Yum!’s figures are better than last year, improving by six percent in overall global sales while the operating profit increased by 32 percent. Still, Wall Street seemed to be disappointed as the stock’s value dropped 2.5 percent in after-hours trading. KFC’s overall sales have dropped 2 percent, and Pizza Hut sales declined by 4 percent. Taco Bell was the only restaurant to stay in the green, as new implementation of their breakfast menu gave a 2 percent increase in store sales.

Meanwhile, sales in China have given executives a reason to be happy. Sales grew by 15 percent and the margin at restaurants grew by over 6 percent. Chinese business accounted for more than half of Yum!’s sales, and the company opened 104 restaurants just this past year.

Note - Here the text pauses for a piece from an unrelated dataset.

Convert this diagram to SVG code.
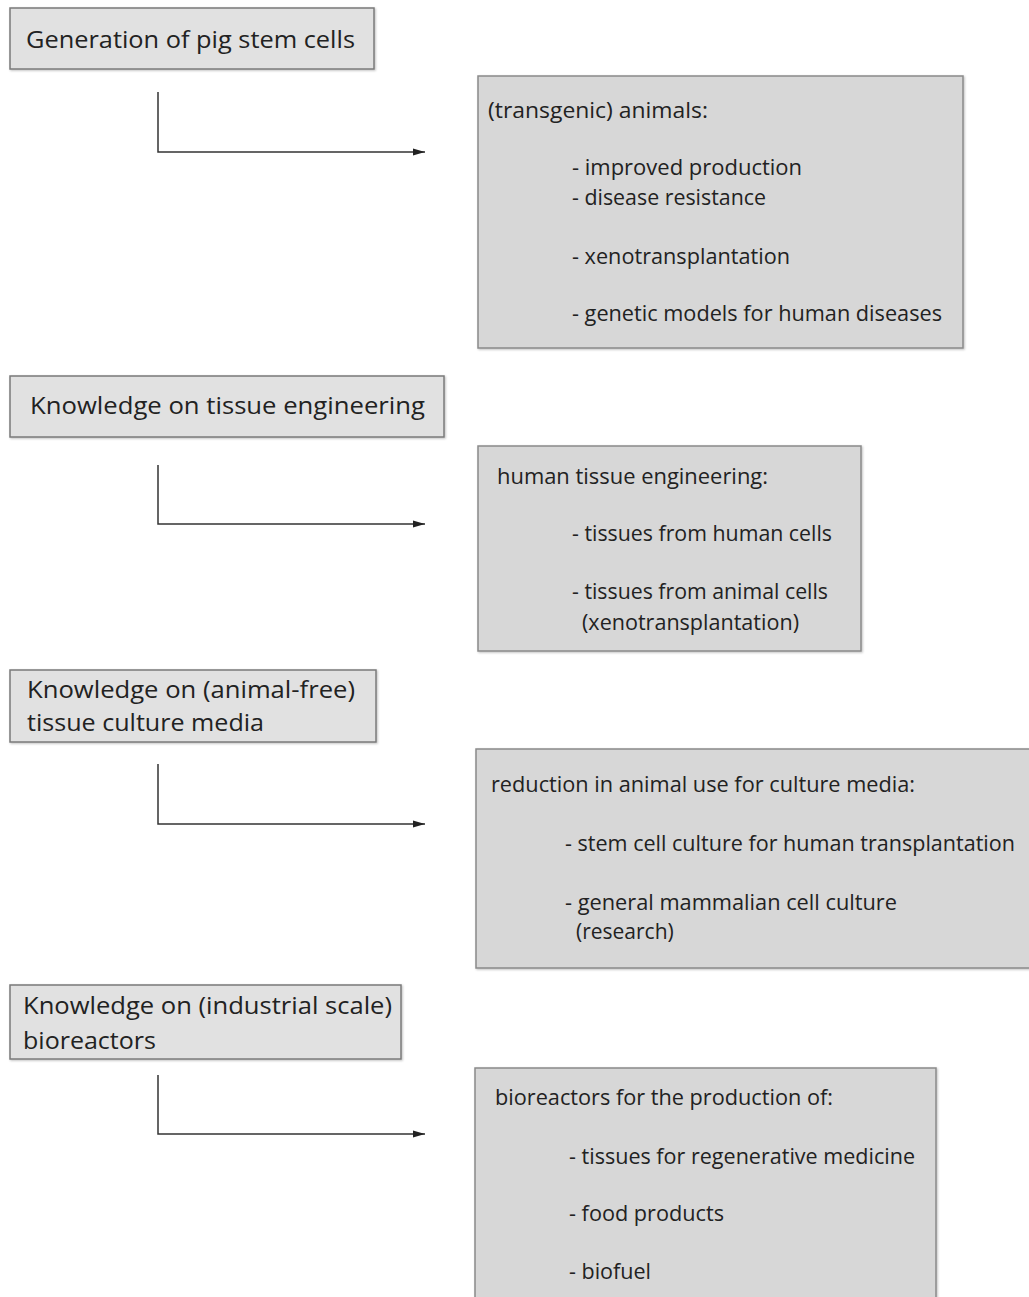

Yum!’s CEO David Novak said, as reported by Forbes, “We are especially pleased with the initial success of our KFC Menu Revamp and excited about our plans balance of year,” CEO David Novak said in a statement. “Overall, we remain on track to open at least 700 new restaurants in China as we further capitalize on the world’s largest and fastest growing consuming class.”

There is an expression that goes along the lines “adapt or die,” and it certainly seems that Yum! is adapting. Despite a declining U.S. interest in cheap and fattening chicken, pizza and tacos, Yum! still has a tremendous source of revenue over in the Far East. Consider Yum!’s reported losses as just a minor hiccup. They should be around for a long time to come.